Leaflet distribution has been with us as a means of informing the public at large since, at least, 1658 and the Restoration when "subversives" (that's the general term for people who actively disagree with other people and have the bad manners to loose in the fight for power) communicated to the Man in the Street by printing up leaflets and distributing them of the alternative view.
Leaflet printing back in the 17th Century wasn't cheap - you had to be well financed to participate and printed material was rare enough to mean that each leaflet was likely to be read by at least ten people - and they were read. As Reading and Writing were still skills possessed by a minority of educated people they carried weight as well - you can see why the biggest gang in the country - the government of the day - were very concerned about leaflet distribution and printing. What was said had a very definite effect on the general public opinion and there was plenty to hide and be worried about. Whilst compared to many other nations of the day graft and corruption may have been relatively low but there was still plenty to make the ruling elite uncomfortable with having the more unpleasant facts printed up and distributed to the intelligensia.
I'm not an anti-establishment person - there is no reason not to think the "anti" party of the day, or any other day for that matter, didn't have as much or more to hide or their own agenda to push. The point of this article is to highlight the incredible power of the leaflets distributed at the time. Of course these leaflets got bigger and grew into the newspapers of the 19th Century and today - carrying adverts to cover their costs and as they developed useful data and good writers they started to charge money just to have the "leaflet".
In today's video-pixelated world of instant world wide text and film is the leaflet completely dead? I don't think so - here's why.
Firstly - thanks to bulk spam Email or even very chatty friends - there is such a glut of things to read on a PC that frankly much of it is lost. You can put so much data on a communication line that you effectively close it down.

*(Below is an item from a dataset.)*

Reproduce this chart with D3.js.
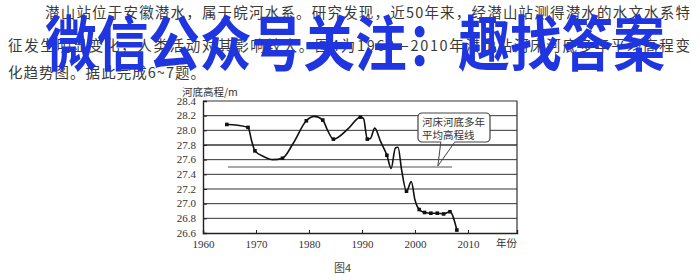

Secondly - leaflet distribution just still works, the same way it did in 1658. If you take an A5 leaflet in the street, big writing, nice graphic and so easily digested as a message "Get you broken laptop fixed at Tim's on the High Street" then even if it is just glanced at binned there is a good chance it has done the job. A month later, should the recipient be unlucky enough to have their laptop break, they may well be found on the High Street talking to Tim. If the laptop was your only window onto the world wide web you are not likely to surfing the net to find a repair store - that leaflet will be of use and interest.
Thirdly - it's Real World there - all the time. You don't have to plug in and turn on (and wait). If the leaflet went through your door it could be sat on a table in the hall and get seen as you and other go in and out - it doesn't have to rely on something else - well, the hall light would need to be on perhaps.

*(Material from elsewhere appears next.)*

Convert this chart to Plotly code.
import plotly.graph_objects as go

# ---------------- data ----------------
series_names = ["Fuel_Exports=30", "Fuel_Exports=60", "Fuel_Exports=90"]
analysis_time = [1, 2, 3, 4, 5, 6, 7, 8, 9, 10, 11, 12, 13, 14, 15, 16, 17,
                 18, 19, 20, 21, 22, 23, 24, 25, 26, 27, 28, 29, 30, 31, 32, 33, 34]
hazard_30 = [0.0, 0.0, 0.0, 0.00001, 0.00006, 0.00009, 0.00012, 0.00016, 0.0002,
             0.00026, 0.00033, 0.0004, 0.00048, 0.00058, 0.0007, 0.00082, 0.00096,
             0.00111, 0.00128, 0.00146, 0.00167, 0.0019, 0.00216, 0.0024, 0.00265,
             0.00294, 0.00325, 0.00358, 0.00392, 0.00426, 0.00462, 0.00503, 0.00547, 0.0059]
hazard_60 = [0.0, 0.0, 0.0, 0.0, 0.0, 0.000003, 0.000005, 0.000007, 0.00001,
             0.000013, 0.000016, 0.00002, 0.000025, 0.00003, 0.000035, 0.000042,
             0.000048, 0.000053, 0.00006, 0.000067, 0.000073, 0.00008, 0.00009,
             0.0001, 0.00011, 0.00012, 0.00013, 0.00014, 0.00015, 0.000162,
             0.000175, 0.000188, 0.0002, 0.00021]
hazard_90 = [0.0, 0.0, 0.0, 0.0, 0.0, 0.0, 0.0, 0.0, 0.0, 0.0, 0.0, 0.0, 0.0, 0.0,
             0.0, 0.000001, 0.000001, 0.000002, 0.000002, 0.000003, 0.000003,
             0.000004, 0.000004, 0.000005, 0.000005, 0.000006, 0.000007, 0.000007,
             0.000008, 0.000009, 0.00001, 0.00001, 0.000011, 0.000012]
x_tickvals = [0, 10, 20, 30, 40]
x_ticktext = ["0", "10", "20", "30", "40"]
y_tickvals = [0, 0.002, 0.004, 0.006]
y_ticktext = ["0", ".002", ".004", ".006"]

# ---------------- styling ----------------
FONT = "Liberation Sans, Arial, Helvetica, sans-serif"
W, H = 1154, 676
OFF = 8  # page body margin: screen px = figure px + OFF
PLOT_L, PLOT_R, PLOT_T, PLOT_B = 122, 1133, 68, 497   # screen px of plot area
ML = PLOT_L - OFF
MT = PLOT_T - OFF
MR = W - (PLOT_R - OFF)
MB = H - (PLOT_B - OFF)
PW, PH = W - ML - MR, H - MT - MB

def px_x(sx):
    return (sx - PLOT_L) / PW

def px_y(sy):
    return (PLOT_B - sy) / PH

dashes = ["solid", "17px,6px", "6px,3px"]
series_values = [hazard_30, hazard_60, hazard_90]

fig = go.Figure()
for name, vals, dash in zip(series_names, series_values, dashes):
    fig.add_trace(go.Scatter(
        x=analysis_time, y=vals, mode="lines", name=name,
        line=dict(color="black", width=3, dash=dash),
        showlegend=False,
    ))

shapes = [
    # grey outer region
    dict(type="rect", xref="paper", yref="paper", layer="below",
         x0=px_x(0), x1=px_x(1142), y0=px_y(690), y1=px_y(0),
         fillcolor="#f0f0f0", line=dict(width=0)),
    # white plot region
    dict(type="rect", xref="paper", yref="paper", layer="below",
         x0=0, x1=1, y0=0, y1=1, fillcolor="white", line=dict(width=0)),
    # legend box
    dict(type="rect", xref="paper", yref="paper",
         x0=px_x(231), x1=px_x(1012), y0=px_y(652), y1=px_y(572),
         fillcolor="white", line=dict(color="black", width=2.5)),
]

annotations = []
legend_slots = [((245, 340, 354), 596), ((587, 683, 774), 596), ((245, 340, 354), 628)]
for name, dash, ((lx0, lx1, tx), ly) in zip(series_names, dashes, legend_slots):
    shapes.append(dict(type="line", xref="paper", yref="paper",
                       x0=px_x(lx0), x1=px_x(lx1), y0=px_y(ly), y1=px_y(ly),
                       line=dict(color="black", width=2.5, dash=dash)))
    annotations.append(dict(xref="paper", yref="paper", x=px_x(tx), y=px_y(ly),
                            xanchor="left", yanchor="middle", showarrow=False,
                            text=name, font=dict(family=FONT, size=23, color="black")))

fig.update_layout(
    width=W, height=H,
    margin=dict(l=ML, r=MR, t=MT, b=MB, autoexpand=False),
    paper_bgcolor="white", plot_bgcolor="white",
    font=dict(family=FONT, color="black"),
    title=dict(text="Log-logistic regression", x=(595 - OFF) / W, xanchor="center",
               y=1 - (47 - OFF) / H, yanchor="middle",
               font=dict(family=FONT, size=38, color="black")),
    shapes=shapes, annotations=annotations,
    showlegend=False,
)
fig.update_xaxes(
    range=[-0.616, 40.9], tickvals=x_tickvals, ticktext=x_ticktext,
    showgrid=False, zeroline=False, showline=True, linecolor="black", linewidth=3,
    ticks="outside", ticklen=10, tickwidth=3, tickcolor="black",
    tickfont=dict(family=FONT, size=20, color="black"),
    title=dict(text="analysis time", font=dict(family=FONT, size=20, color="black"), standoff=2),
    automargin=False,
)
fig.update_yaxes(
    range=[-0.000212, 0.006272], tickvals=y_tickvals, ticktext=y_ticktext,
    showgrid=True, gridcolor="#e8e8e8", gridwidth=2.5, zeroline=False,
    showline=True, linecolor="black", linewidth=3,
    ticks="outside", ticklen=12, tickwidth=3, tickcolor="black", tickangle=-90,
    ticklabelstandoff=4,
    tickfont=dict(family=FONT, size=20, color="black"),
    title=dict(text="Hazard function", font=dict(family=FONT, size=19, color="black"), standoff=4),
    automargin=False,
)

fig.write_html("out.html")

Fourthly - a leaflet with a white background - or lot's of white on it, often makes a handy notepad for a key number or address. This increases its lifespan and exposure - some sit in car glove boxes or coat pockets for years and one day it might spark up and have the effect you wanted it to have after all that time.
Fifthly - leaflet distribution fits for some products better than other media. A local Pizza or fast food store, window cleaning, gutter cleaning or new patio company would all benefit just as well from a leaflet as a TV campaign costing much more. Somehow the person receiving the leaflet expects this form when it comes to buying it now - the TV is more for awareness and respect - the actual pick up the phone and call for a pizza is better done with a leaflet through the door. Good conversation is also still in vogue - and likely to stay so.